Interestingly, he hints that the PEDU and the Executive ministers have more scope than any previous group of ministers to change radically the way the public sector operates and allocates resources. The significance of this view is much greater because of the apparently harmonious working relationship of the two main parties, the DUP and Sinn Féin. 'We are a new administration,' says Robinson. 'We don't have to stand over things that went before.'

Despite this, it does not sound as if Robinson is keen to walk away from plans inherited from direct rule ministers to use the Private Finance Initiative. 'This is an area where we have some very specific difficulty.' He adds that at least two of the parties in the Executive 'are doctrinally opposed' to PFI.

Yet the Workplace 2010 PFI project for sale and leaseback of civil service office accommodation won cross-Executive support, he points out. This shows that the parties will take a value-for-money approach to particular PFI proposals, he says. And, he stresses, Northern Ireland's public sector needs more private sector involvement.

Where Robinson has been frustrated was in the review of corporation tax rates conducted for Gordon Brown by former Revenue & Customs' executive chair Sir David Varney. Robinson and the rest of the Executive wanted Northern Ireland's rate cut to that of the Irish Republic but Varney rejected this. Mostly, says Robinson, this was in fear of what the Scottish and Welsh devolved governments, and even the northern English regions, would say if Northern Ireland's corporation tax rate was cut.

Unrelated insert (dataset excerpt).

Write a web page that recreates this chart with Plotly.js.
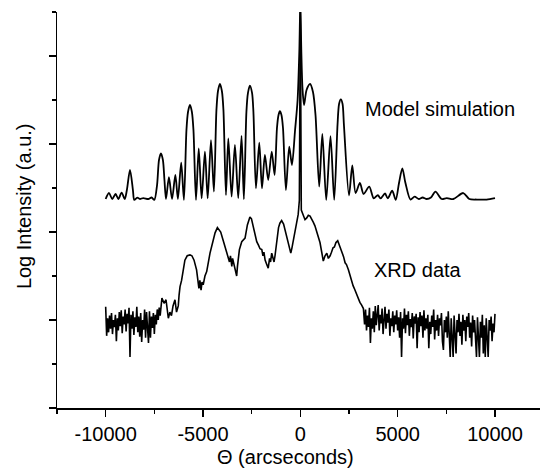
<!DOCTYPE html>
<html>
<head>
<meta charset="utf-8">
<script src="https://cdn.plot.ly/plotly-3.0.1.min.js"></script>
<style>
  html, body { margin: 0; padding: 0; background: #fff; }
  #chart { width: 540px; height: 475px; }
</style>
</head>
<body>
<div id="chart"></div>
<script>
// Rocking-curve comparison: simulated superlattice profile vs measured XRD scan.
// Theta in arcseconds, intensity as log10 (arbitrary units, curves offset).

// Model simulation
const simTheta = [
  -10000, -9830, -9660, -9490, -9350, -9180, -9020, -8910, -8750, -8600,
  -8530, -8380, -8240, -8070, -7810, -7640, -7500, -7360, -7260, -7160,
  -7060, -6980, -6900, -6750, -6590, -6420, -6290, -6120, -5980, -5850,
  -5770, -5670, -5570, -5490, -5360, -5220, -5070, -4900, -4760, -4590,
  -4440, -4310, -4230, -4130, -4030, -3950, -3820, -3700, -3530, -3360,
  -3190, -3020, -2900, -2770, -2690, -2590, -2480, -2410, -2280, -2110,
  -1970, -1820, -1650, -1470, -1320, -1200, -1120, -1050, -970, -890,
  -740, -570, -430, -270, -140, -50, 0, 50, 110, 190,
  320, 500, 650, 780, 970, 1130, 1330, 1550, 1740, 1910,
  1990, 2080, 2170, 2240, 2500, 2670, 2840, 3060, 3250, 3540,
  3770, 3980, 4120, 4350, 4490, 4720, 4900, 5070, 5240, 5400,
  5660, 5870, 6090, 6280, 6490, 6710, 6940, 7260, 7520, 7860,
  8370, 8680, 9060, 9570, 10000
];
const simLog = [
  2.375, 2.443, 2.375, 2.432, 2.375, 2.447, 2.375, 2.477, 2.705, 2.477,
  2.364, 2.390, 2.375, 2.386, 2.375, 2.392, 2.364, 2.534, 2.818, 2.894,
  2.818, 2.591, 2.375, 2.622, 2.375, 2.648, 2.375, 2.788, 2.364, 3.159,
  3.364, 3.443, 3.364, 3.159, 2.364, 2.951, 2.383, 2.913, 2.383, 3.045,
  2.458, 3.386, 3.602, 3.682, 3.602, 3.386, 2.420, 3.065, 2.401, 2.989,
  2.386, 3.091, 2.372, 3.364, 3.580, 3.663, 3.580, 3.364, 2.497, 3.015,
  2.497, 2.875, 2.591, 2.913, 2.648, 3.182, 3.330, 3.372, 3.330, 3.182,
  2.477, 2.969, 2.761, 3.159, 3.500, 4.068, 4.600, 4.068, 3.636, 3.443,
  3.614, 3.682, 3.591, 3.330, 2.515, 3.114, 2.364, 3.088, 2.364, 3.216,
  3.455, 3.508, 3.455, 3.216, 2.415, 2.756, 2.443, 2.557, 2.432, 2.515,
  2.383, 2.420, 2.381, 2.438, 2.381, 2.469, 2.364, 2.557, 2.722, 2.557,
  2.369, 2.401, 2.375, 2.392, 2.375, 2.392, 2.458, 2.375, 2.386, 2.375,
  2.443, 2.375, 2.369, 2.369, 2.386
];

// XRD data, low-angle background
const xrdThetaLow = [
  -10000, -9950, -9900, -9850, -9800, -9750, -9700, -9650, -9600, -9550,
  -9500, -9450, -9400, -9350, -9300, -9250, -9200, -9150, -9100, -9050,
  -9000, -8950, -8900, -8850, -8800, -8750, -8700, -8650, -8600, -8550,
  -8500, -8450, -8400, -8350, -8300, -8250, -8200, -8150, -8100, -8050,
  -8000, -7950, -7900, -7850, -7800, -7750, -7700, -7650, -7600, -7550,
  -7500, -7450, -7400, -7350, -7300, -7250, -7200
];
const xrdLogLow = [
  1.15, 0.82, 1.02, 0.86, 1.05, 0.90, 1.08, 0.84, 1.00, 0.92,
  1.06, 0.76, 1.02, 0.88, 1.09, 0.93, 1.11, 0.85, 1.04, 0.95,
  1.12, 0.87, 1.07, 0.96, 1.14, 0.58, 1.06, 0.90, 1.10, 0.83,
  1.03, 0.92, 1.15, 0.86, 1.04, 0.81, 1.08, 0.75, 1.00, 0.89,
  1.12, 0.80, 1.09, 0.86, 0.74, 1.10, 0.80, 1.04, 0.91, 1.08,
  0.84, 1.06, 0.95, 1.12, 1.00, 1.14, 1.05
];

// XRD data, satellite and substrate region
const xrdThetaMid = [
  -7110, -7000, -6900, -6830, -6780, -6700, -6620, -6540, -6440, -6360,
  -6270, -6230, -6180, -6100, -6030, -5930, -5810, -5670, -5570, -5460,
  -5330, -5260, -5210, -5160, -5100, -5050, -4990, -4900, -4810, -4640,
  -4470, -4380, -4260, -4180, -4090, -3970, -3870, -3770, -3700, -3640,
  -3590, -3520, -3480, -3430, -3360, -3270, -3230, -3130, -3010, -2920,
  -2840, -2720, -2590, -2510, -2410, -2330, -2240, -2150, -2070, -1980,
  -1920, -1870, -1810, -1740, -1650, -1580, -1530, -1470, -1410, -1350,
  -1300, -1200, -1120, -1050, -960, -860, -790, -680, -580, -490,
  -430, -350, -280, -200, -110, -50, 0, 50, 150, 240,
  330, 410, 500, 590, 670, 750, 840, 940, 1010, 1100,
  1180, 1270, 1360, 1440, 1530, 1600, 1680, 1750, 1830, 1920,
  2010, 2130, 2220, 2300, 2370, 2470, 2550, 2640, 2710, 2770,
  2840, 2900, 2980, 3060, 3150, 3240
];
const xrdLogMid = [
  1.25, 1.19, 1.23, 1.11, 1.02, 1.09, 1.05, 1.16, 1.23, 1.09,
  1.16, 1.28, 1.38, 1.45, 1.55, 1.68, 1.73, 1.74, 1.73, 1.68,
  1.57, 1.43, 1.36, 1.45, 1.34, 1.43, 1.40, 1.50, 1.55, 1.76,
  1.91, 1.99, 2.05, 2.03, 2.00, 1.91, 1.83, 1.76, 1.70, 1.66,
  1.73, 1.61, 1.70, 1.66, 1.59, 1.50, 1.61, 1.80, 1.89, 1.91,
  1.93, 2.08, 2.17, 2.15, 2.05, 1.97, 1.89, 1.85, 1.81, 1.80,
  1.73, 1.77, 1.68, 1.64, 1.59, 1.70, 1.66, 1.76, 1.70, 1.66,
  1.73, 1.91, 2.05, 2.10, 2.13, 2.09, 2.03, 1.93, 1.82, 1.76,
  1.82, 1.91, 1.98, 2.07, 2.20, 2.36, 4.60, 2.25, 2.19, 2.14,
  2.16, 2.19, 2.18, 2.15, 2.11, 2.07, 2.00, 1.94, 1.88, 1.77,
  1.67, 1.73, 1.76, 1.70, 1.73, 1.77, 1.82, 1.83, 1.88, 1.90,
  1.85, 1.78, 1.72, 1.65, 1.63, 1.57, 1.50, 1.45, 1.39, 1.36,
  1.32, 1.28, 1.24, 1.20, 1.17, 1.13
];

// XRD data, high-angle background
const xrdThetaHigh = [
  3300, 3350, 3400, 3450, 3500, 3550, 3600, 3650, 3700, 3750,
  3800, 3850, 3900, 3950, 4000, 4050, 4100, 4150, 4200, 4250,
  4300, 4350, 4400, 4450, 4500, 4550, 4600, 4650, 4700, 4750,
  4800, 4850, 4900, 4950, 5000, 5050, 5100, 5150, 5200, 5250,
  5300, 5350, 5400, 5450, 5500, 5550, 5600, 5650, 5700, 5750,
  5800, 5850, 5900, 5950, 6000, 6050, 6100, 6150, 6200, 6250,
  6300, 6350, 6400, 6450, 6500, 6550, 6600, 6650, 6700, 6750,
  6800, 6850, 6900, 6950, 7000, 7050, 7100, 7150, 7200, 7250,
  7300, 7350, 7400, 7450, 7500, 7550, 7600, 7650, 7700, 7750,
  7800, 7850, 7900, 7950, 8000, 8050, 8100, 8150, 8200, 8250,
  8300, 8350, 8400, 8450, 8500, 8550, 8600, 8650, 8700, 8750,
  8800, 8850, 8900, 8950, 9000, 9050, 9100, 9150, 9200, 9250,
  9300, 9350, 9400, 9450, 9500, 9550, 9600, 9650, 9700, 9750,
  9800, 9850, 9900, 9950, 10000
];
const xrdLogHigh = [
  0.95, 1.12, 0.88, 1.05, 0.92, 1.14, 0.74, 1.02, 0.90, 1.10,
  0.86, 1.16, 0.94, 1.08, 1.17, 0.88, 1.06, 0.96, 1.13, 0.84,
  1.04, 1.15, 0.90, 1.07, 0.97, 1.12, 0.82, 1.02, 0.93, 1.10,
  0.86, 1.05, 0.95, 1.11, 0.88, 1.03, 0.80, 1.09, 0.58, 1.02,
  0.90, 1.13, 0.85, 1.06, 0.94, 1.10, 0.82, 1.01, 0.92, 1.08,
  0.79, 1.04, 0.96, 1.07, 0.68, 1.03, 0.86, 1.09, 0.93, 1.05,
  0.80, 1.11, 0.88, 1.02, 0.90, 1.06, 0.68, 0.98, 0.84, 1.05,
  0.92, 1.12, 0.78, 1.00, 0.88, 1.06, 0.82, 1.02, 0.94, 1.08,
  0.76, 0.66, 1.00, 0.86, 1.04, 0.80, 1.10, 0.90, 0.58, 1.02,
  0.84, 0.58, 1.05, 0.88, 0.62, 1.00, 0.86, 1.07, 0.82, 0.98,
  0.72, 1.06, 0.88, 1.00, 0.76, 1.04, 0.92, 1.08, 0.80, 0.97,
  0.70, 1.05, 0.86, 1.00, 0.78, 0.58, 1.03, 0.84, 0.58, 0.98,
  0.80, 1.06, 0.62, 0.94, 0.58, 1.02, 0.82, 0.58, 1.00, 0.88,
  1.04, 0.76, 0.96, 0.86, 1.07
];

// Axis ticks
const xTickVals = [-10000, -5000, 0, 5000, 10000];
const xTickText = ['-10000', '-5000', '0', '5000', '10000'];
const xMinorVals = [-12500, -7500, -2500, 2500, 7500];
const yTickVals = [0, 1, 2, 3, 4];
const yMinorVals = [0.5, 1.5, 2.5, 3.5, 4.5];

// Curve labels
const curveLabels = ['Model simulation', 'XRD data'];
const labelTheta = [3234, 3666];
const labelLog = [3.403, 1.568];

const FONT = 'Liberation Sans, Arial, Helvetica, sans-serif';

const xrdTheta = xrdThetaLow.concat(xrdThetaMid, xrdThetaHigh);
const xrdLog = xrdLogLow.concat(xrdLogMid, xrdLogHigh);

const traces = [
  {
    x: simTheta, y: simLog, type: 'scatter', mode: 'lines',
    line: { color: '#000', width: 1.8, shape: 'spline', smoothing: 0.8 },
    hoverinfo: 'skip'
  },
  {
    x: xrdTheta, y: xrdLog, type: 'scatter', mode: 'lines',
    line: { color: '#000', width: 1.6 },
    hoverinfo: 'skip'
  }
];

const axisCommon = {
  showline: true, linecolor: '#000', linewidth: 1.5,
  showgrid: false, zeroline: false,
  ticks: 'outside', ticklen: 7, tickwidth: 1.5, tickcolor: '#000',
  fixedrange: true
};

const layout = {
  width: 540, height: 475,
  margin: { l: 57, r: 0, t: 12, b: 67, pad: 0 },
  paper_bgcolor: '#fff', plot_bgcolor: '#fff',
  showlegend: false,
  font: { family: FONT, size: 20, color: '#000' },
  xaxis: Object.assign({}, axisCommon, {
    range: [-12500, 12312],
    tickmode: 'array', tickvals: xTickVals, ticktext: xTickText,
    tickfont: { family: FONT, size: 20, color: '#000' },
    minor: { tickmode: 'array', tickvals: xMinorVals, ticks: 'outside',
             ticklen: 4, tickwidth: 1.5, tickcolor: '#000', showgrid: false }
  }),
  yaxis: Object.assign({}, axisCommon, {
    range: [0, 4.5],
    tickmode: 'array', tickvals: yTickVals, showticklabels: false,
    minor: { tickmode: 'array', tickvals: yMinorVals, ticks: 'outside',
             ticklen: 4, tickwidth: 1.5, tickcolor: '#000', showgrid: false }
  }),
  annotations: [
    {
      text: curveLabels[0], x: labelTheta[0], y: labelLog[0],
      xref: 'x', yref: 'y', xanchor: 'left', yanchor: 'middle',
      showarrow: false, font: { family: FONT, size: 20, color: '#000' }
    },
    {
      text: curveLabels[1], x: labelTheta[1], y: labelLog[1],
      xref: 'x', yref: 'y', xanchor: 'left', yanchor: 'middle',
      showarrow: false, font: { family: FONT, size: 20, color: '#000' }
    },
    {
      text: '\u0398 (arcseconds)', x: 0.4731, y: -0.123,
      xref: 'paper', yref: 'paper', xanchor: 'center', yanchor: 'middle',
      showarrow: false, font: { family: FONT, size: 20, color: '#000' }
    },
    {
      text: 'Log Intensity (a.u.)', x: -0.0694, y: 0.511, textangle: -90,
      xref: 'paper', yref: 'paper', xanchor: 'center', yanchor: 'middle',
      showarrow: false, font: { family: FONT, size: 20, color: '#000' }
    }
  ]
};

Plotly.newPlot('chart', traces, layout, { displayModeBar: false, staticPlot: true });
</script>
</body>
</html>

There is now to be a second Varney review, advising on what Northern Ireland might do to improve its economy. This is due to be published in May, to coincide with a major investment conference that is to be Ian Paisley's last major event as first minister. Robinson believes that 'Varney Two' is likely to be more positive, not least because its work is supported by officials from the Northern Ireland Civil Service.

At the time of the interview, Robinson was reluctant to comment on speculation about the retirement of Ian Paisley as first minister. Asked for his reaction to predictions by deputy first minister Martin McGuinness that Paisley would be replaced by Robinson, the finance minister said: 'I just wish people would leave the first minister to get on with it. 'I don't think I have ever enjoyed a job as much as this one. I am not rushing to the post [of first minister]. I am happy where I am.'

Robinson's demeanour during PF's interview made it clear he is genuinely happy as finance minister. But it is also likely that he will also be very content to be first minister.